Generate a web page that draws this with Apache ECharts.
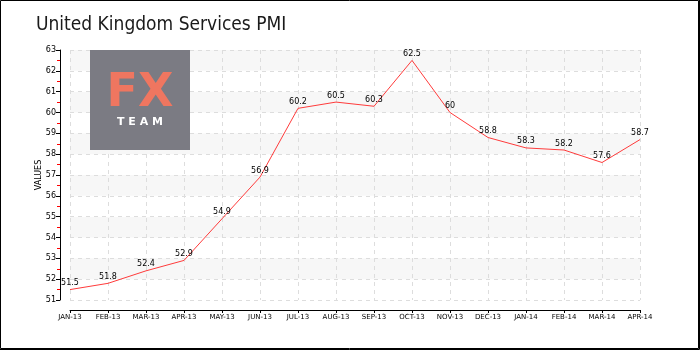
<!DOCTYPE html>
<html>
<head>
<meta charset="utf-8">
<script src="https://cdn.jsdelivr.net/npm/echarts@6/dist/echarts.min.js"></script>
<style>
  html, body { margin: 0; padding: 0; background: #fff; }
  #chart { width: 700px; height: 350px; }
</style>
</head>
<body>
<div id="chart"></div>
<script>
// Monthly UK services PMI readings
const months = ['JAN-13', 'FEB-13', 'MAR-13', 'APR-13', 'MAY-13', 'JUN-13', 'JUL-13', 'AUG-13',
                'SEP-13', 'OCT-13', 'NOV-13', 'DEC-13', 'JAN-14', 'FEB-14', 'MAR-14', 'APR-14'];
const pmiValues = [51.5, 51.8, 52.4, 52.9, 54.9, 56.9, 60.2, 60.5, 60.3, 62.5, 60, 58.8, 58.3, 58.2, 57.6, 58.7];
const yMin = 51;
const yMax = 63;
const yStep = 1;

const smallFont = 'DejaVu Sans';

const chart = echarts.init(document.getElementById('chart'), null, { renderer: 'canvas' });

chart.setOption({
  animation: false,
  backgroundColor: '#ffffff',
  title: {
    text: 'United Kingdom Services PMI',
    left: 31,
    top: 11,
    textStyle: {
      fontFamily: '"DejaVu Sans Condensed", "Liberation Sans Narrow", Roboto, sans-serif',
      fontSize: 19,
      fontWeight: 'normal',
      color: '#1a1a1a'
    }
  },
  grid: { left: 70, right: 60, top: 50, bottom: 50 },
  xAxis: {
    type: 'category',
    data: months,
    boundaryGap: false,
    offset: 10,
    axisLine: { lineStyle: { color: '#000', width: 1 } },
    axisTick: { show: true, length: 3, interval: 0, lineStyle: { color: '#000' } },
    axisLabel: { interval: 0, fontFamily: smallFont, fontSize: 7, color: '#000', margin: 4 },
    splitLine: { show: true, interval: 0, lineStyle: { color: '#dddddd', type: [4, 4], width: 1 } }
  },
  yAxis: {
    type: 'value',
    min: yMin,
    max: yMax,
    interval: yStep,
    offset: 10,
    name: 'VALUES',
    nameLocation: 'middle',
    nameGap: 17,
    nameMoveOverlap: false,
    nameTextStyle: { fontFamily: smallFont, fontSize: 8, color: '#000' },
    axisLine: { show: true, lineStyle: { color: '#000', width: 1 } },
    axisTick: { show: true, length: 4, lineStyle: { color: '#000' } },
    minorTick: { show: true, splitNumber: 2, length: 3, lineStyle: { color: '#ff0000' } },
    axisLabel: { fontFamily: smallFont, fontSize: 8, color: '#000', margin: 4 },
    splitLine: { show: true, lineStyle: { color: '#dddddd', type: [4, 4], width: 1 } },
    splitArea: { show: true, areaStyle: { color: ['#ffffff', '#f7f7f7'] } }
  },
  series: [{
    type: 'line',
    data: pmiValues,
    showSymbol: true,
    symbol: 'circle',
    symbolSize: 1,
    itemStyle: { color: 'rgba(255,59,59,0)', borderWidth: 0 },
    lineStyle: { color: '#ff3b3b', width: 1 },
    label: {
      show: true,
      position: 'top',
      distance: 2,
      fontFamily: smallFont,
      fontSize: 8,
      color: '#000'
    },
    z: 3
  }],
  graphic: [
    // FX TEAM badge
    {
      type: 'rect', z: 10, silent: true,
      shape: { x: 90, y: 50, width: 100, height: 100 },
      style: { fill: '#7b7b83' }
    },
    {
      type: 'text', z: 11, silent: true, x: 140, y: 94,
      style: {
        text: 'FX', fill: '#ef7660',
        fontFamily: 'DejaVu Sans', fontSize: 46, fontWeight: 'bold',
        align: 'center', verticalAlign: 'middle'
      }
    },
    {
      type: 'text', z: 11, silent: true, x: 140, y: 122,
      style: {
        text: 'T E A M', fill: '#ffffff',
        fontFamily: 'DejaVu Sans', fontSize: 11, fontWeight: 'bold',
        align: 'center', verticalAlign: 'middle'
      }
    },
    // Outer frame
    {
      type: 'rect', z: 20, silent: true,
      shape: { x: 0.5, y: 0.5, width: 698, height: 348 },
      style: { fill: 'none', stroke: '#000', lineWidth: 1 }
    },
    {
      type: 'polyline', z: 20, silent: true,
      shape: { points: [[699.5, 0], [699.5, 349.5], [0, 349.5]] },
      style: { fill: 'none', stroke: '#000', lineWidth: 1 }
    }
  ]
});
</script>
</body>
</html>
---+---
■ What you will do: Every line from the start of the listing above through the line with "const yStep = 1;" should be repeated exactly; skip the pictures and add nothing else.

■ Answer to the problem:
Generate a web page that draws this with Apache ECharts.
<!DOCTYPE html>
<html>
<head>
<meta charset="utf-8">
<script src="https://cdn.jsdelivr.net/npm/echarts@6/dist/echarts.min.js"></script>
<style>
  html, body { margin: 0; padding: 0; background: #fff; }
  #chart { width: 700px; height: 350px; }
</style>
</head>
<body>
<div id="chart"></div>
<script>
// Monthly UK services PMI readings
const months = ['JAN-13', 'FEB-13', 'MAR-13', 'APR-13', 'MAY-13', 'JUN-13', 'JUL-13', 'AUG-13',
                'SEP-13', 'OCT-13', 'NOV-13', 'DEC-13', 'JAN-14', 'FEB-14', 'MAR-14', 'APR-14'];
const pmiValues = [51.5, 51.8, 52.4, 52.9, 54.9, 56.9, 60.2, 60.5, 60.3, 62.5, 60, 58.8, 58.3, 58.2, 57.6, 58.7];
const yMin = 51;
const yMax = 63;
const yStep = 1;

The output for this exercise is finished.